Access Type

Open Access Dissertation

Date of Award

January 2014

Degree Type

Dissertation

Degree Name

Ph.D.

Department

Anthropology

First Advisor

Barry J. Lyons

Abstract

My dissertation project focuses on how the post-Yeltsin (2000 onwards) market economy actually works and how people define, identify and engage within this newly structured market economy. In order to understand this phenomenon my ethnographic study focuses on business in Russia from two perspectives. First, it discusses how Russian enterprises operate in Russia with the socially embedded informal economic practices inherited from the Soviet system, including trust, personal networks, patron-client relationships, system avoidance, bribery, and corruption. Second, it examines how foreign firms operate under these existing economic conditions in Russia while simultaneously still following FTC regulations and international law. Keeping in mind that the informal economic practices used in Russia are survival strategies which allow Russians to survive in extreme situations, to navigate through the web of the complex bureaucratic rules, and to be able to conduct business with contradictory laws; my research focuses on informal behaviors as a method for entrepreneurs ability to manipulate the formal rules and to be creative under these restraints in their pursuit of economic gains.
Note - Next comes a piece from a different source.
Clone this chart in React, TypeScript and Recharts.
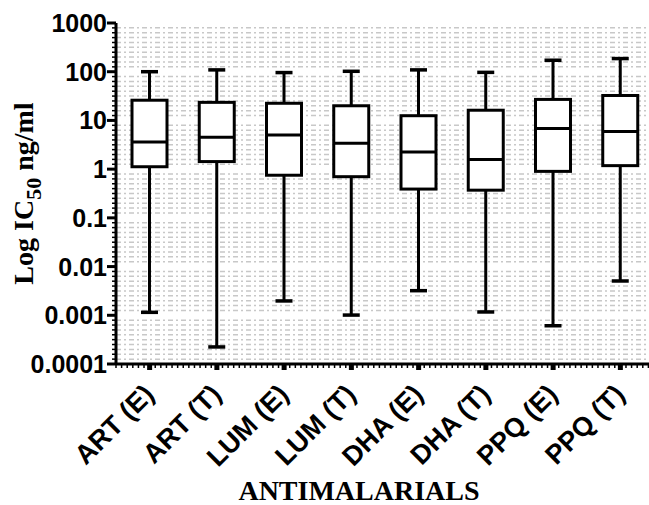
import React from "react";
import { ComposedChart, Bar, Scatter, XAxis, YAxis, CartesianGrid } from "recharts";

const categories = ["ART (E)", "ART (T)", "LUM (E)", "LUM (T)", "DHA (E)", "DHA (T)", "PPQ (E)", "PPQ (T)"];
const minValues = [0.00115, 0.000224, 0.00197, 0.00101, 0.0032, 0.00117, 0.00061, 0.00506];
const q1Values = [1.12, 1.43, 0.75, 0.7, 0.39, 0.37, 0.9, 1.18];
const medianValues = [3.6, 4.5, 5.0, 3.4, 2.25, 1.57, 6.8, 5.9];
const q3Values = [26, 23.5, 22.5, 20, 12.5, 16.2, 27, 32.5];
const maxValues = [100, 109, 96, 102, 109, 97, 172, 186];

const yTickLabels = ["0.0001", "0.001", "0.01", "0.1", "1", "10", "100", "1000"];
const yExponents = [-4, -3, -2, -1, 0, 1, 2, 3];
const MINOR_PER_DECADE = 10;
const MINOR_PER_CATEGORY = 12;

const data = categories.map((name, i) => ({
  name,
  pos: i + 0.5,
  range: [minValues[i], maxValues[i]],
  box: [q1Values[i], q3Values[i]],
  median: medianValues[i],
}));

const yTicks: number[] = [];
yExponents.forEach((e, i) => {
  const steps = i === yExponents.length - 1 ? 1 : MINOR_PER_DECADE;
  for (let k = 0; k < steps; k++) yTicks.push(Math.pow(10, e + k / MINOR_PER_DECADE));
});
const gridValues = yTicks.filter((v) => Math.abs(Math.log10(v) - Math.round(Math.log10(v))) > 1e-6);

const xTicks: number[] = [];
for (let k = 0; k <= categories.length * MINOR_PER_CATEGORY; k++) xTicks.push(k / MINOR_PER_CATEGORY);

const isMajorY = (v: number) => Math.abs(Math.log10(v) - Math.round(Math.log10(v))) < 1e-6;
const isMajorX = (v: number) => {
  const d = v * 2;
  return Math.abs(d - Math.round(d)) < 1e-6 && Math.round(d) % 2 === 1;
};

const SANS = "Arial, 'Liberation Sans', Helvetica, sans-serif";
const SERIF = "'Times New Roman', 'Liberation Serif', serif";

const YTick = (props: any) => {
  const { x, y, payload } = props;
  const v = payload.value;
  if (isMajorY(v)) {
    const idx = yExponents.indexOf(Math.round(Math.log10(v)));
    return (
      <g>
        <line x1={x - 9} x2={x} y1={y} y2={y} stroke="#000" strokeWidth={3} />
        <text x={x - 9} y={y} dy="0.36em" textAnchor="end" fontFamily={SANS} fontWeight="bold" fontSize={25} fill="#000">
          {yTickLabels[idx]}
        </text>
      </g>
    );
  }
  return <line x1={x - 4} x2={x} y1={y} y2={y} stroke="#000" strokeWidth={1.5} />;
};

const XTick = (props: any) => {
  const { x, y, payload } = props;
  const v = payload.value;
  if (isMajorX(v)) {
    const label = categories[Math.floor(v)];
    const ax = x + 6;
    const ay = y + 32;
    return (
      <g>
        <line x1={x} x2={x} y1={y} y2={y + 6} stroke="#000" strokeWidth={5} />
        <text
          x={ax}
          y={ay}
          textAnchor="end"
          transform={`rotate(-45, ${ax}, ${ay})`}
          fontFamily={SANS}
          fontWeight="bold"
          fontSize={27}
          fill="#000"
        >
          {label}
        </text>
      </g>
    );
  }
  return <line x1={x} x2={x} y1={y} y2={y + 4} stroke="#000" strokeWidth={1.5} />;
};

const WhiskerShape = (props: any) => {
  const { x, y, width, height } = props;
  if (x == null || y == null) return null;
  const cx = x + width / 2;
  return (
    <g>
      <line x1={cx} x2={cx} y1={y} y2={y + height} stroke="#000" strokeWidth={3} />
      <line x1={x} x2={x + width} y1={y} y2={y} stroke="#000" strokeWidth={3.5} />
      <line x1={x} x2={x + width} y1={y + height} y2={y + height} stroke="#000" strokeWidth={3.5} />
    </g>
  );
};

const BoxShape = (props: any) => {
  const { x, y, width, height } = props;
  if (x == null || y == null) return null;
  return <rect x={x} y={y} width={width} height={height} fill="#fff" stroke="#000" strokeWidth={3} />;
};

const MedianShape = (props: any) => {
  const { cx, cy } = props;
  if (cx == null || cy == null) return null;
  return <line x1={cx - 17} x2={cx + 17} y1={cy} y2={cy} stroke="#000" strokeWidth={3} />;
};

const YLabel = (props: any) => {
  const vb = props.viewBox || { x: 0, y: 23, width: 116, height: 341 };
  const x = vb.x + 33;
  const y = vb.y + vb.height / 2;
  return (
    <text
      x={x}
      y={y}
      textAnchor="middle"
      transform={`rotate(-90, ${x}, ${y})`}
      fontFamily={SERIF}
      fontWeight="bold"
      fontSize={28}
      fill="#000"
    >
      <tspan>Log IC</tspan>
      <tspan dy={8} fontSize={22}>50</tspan>
      <tspan dy={-8}> ng/ml</tspan>
    </text>
  );
};

const XLabel = (props: any) => {
  const vb = props.viewBox || { x: 116, y: 364, width: 538, height: 141 };
  const x = vb.x + vb.width / 2 - 26;
  const y = vb.y + vb.height - 5;
  return (
    <text x={x} y={y} textAnchor="middle" fontFamily={SERIF} fontWeight="bold" fontSize={28} fill="#000">
      ANTIMALARIALS
    </text>
  );
};

export default function App() {
  return (
    <div style={{ position: "absolute", left: 0, top: 0, width: 649, height: 505, overflow: "hidden", background: "#fff" }}>
      <ComposedChart width={662} height={505} data={data} margin={{ top: 23, right: 8, bottom: 0, left: 0 }}>
        <CartesianGrid
          horizontal={true}
          vertical={false}
          horizontalValues={gridValues}
          stroke="#c8c8c8"
          strokeWidth={1.5}
          strokeDasharray="5 3 2 3"
        />
        <XAxis
          xAxisId="main"
          type="number"
          dataKey="pos"
          domain={[0, categories.length]}
          ticks={xTicks}
          interval={0}
          tick={<XTick />}
          tickLine={false}
          tickSize={0}
          tickMargin={0}
          axisLine={{ stroke: "#000", strokeWidth: 3 }}
          height={141}
          label={<XLabel />}
          allowDataOverflow
        />
        <XAxis xAxisId="whisk" type="number" dataKey="pos" domain={[0, categories.length]} hide />
        <YAxis
          scale="log"
          type="number"
          domain={[0.0001, 1000]}
          allowDataOverflow
          ticks={yTicks}
          interval={0}
          tick={<YTick />}
          tickLine={false}
          tickSize={0}
          tickMargin={0}
          axisLine={{ stroke: "#000", strokeWidth: 3 }}
          width={116}
          label={<YLabel />}
        />
        <Bar xAxisId="whisk" dataKey="range" barSize={17} shape={<WhiskerShape />} isAnimationActive={false} />
        <Bar xAxisId="main" dataKey="box" barSize={35} shape={<BoxShape />} isAnimationActive={false} />
        <Scatter xAxisId="main" dataKey="median" shape={<MedianShape />} isAnimationActive={false} />
      </ComposedChart>
    </div>
  );
}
Further, my project challenges the Western concept of economics belonging either in the `legal' or `illegal' spheres since the Russian market economy is not based on Western models of economic exchange.

During my recent fieldwork in St. Petersburg, Russia (2010-2011) I used a variety of different methods to obtain this information; observation at a business organization, attendance at business lectures and seminars, interviews with Russian entrepreneurs, Russian business lawyers, foreign directors of multinational corporations, foreign trade diplomats and foreign lawyers, and data from popular culture and media (jokes, music, movies); to understand the complexity of informal practices in business and its relationship to the broader Russian economy. Through this focus, my dissertation attempts to understand how governmental rules and laws, create informal economic practices. In more conceptual terms, my research project seeks to understand how the market economy is not a product of market forces, but of historically embedded practices that continue and transform within a society.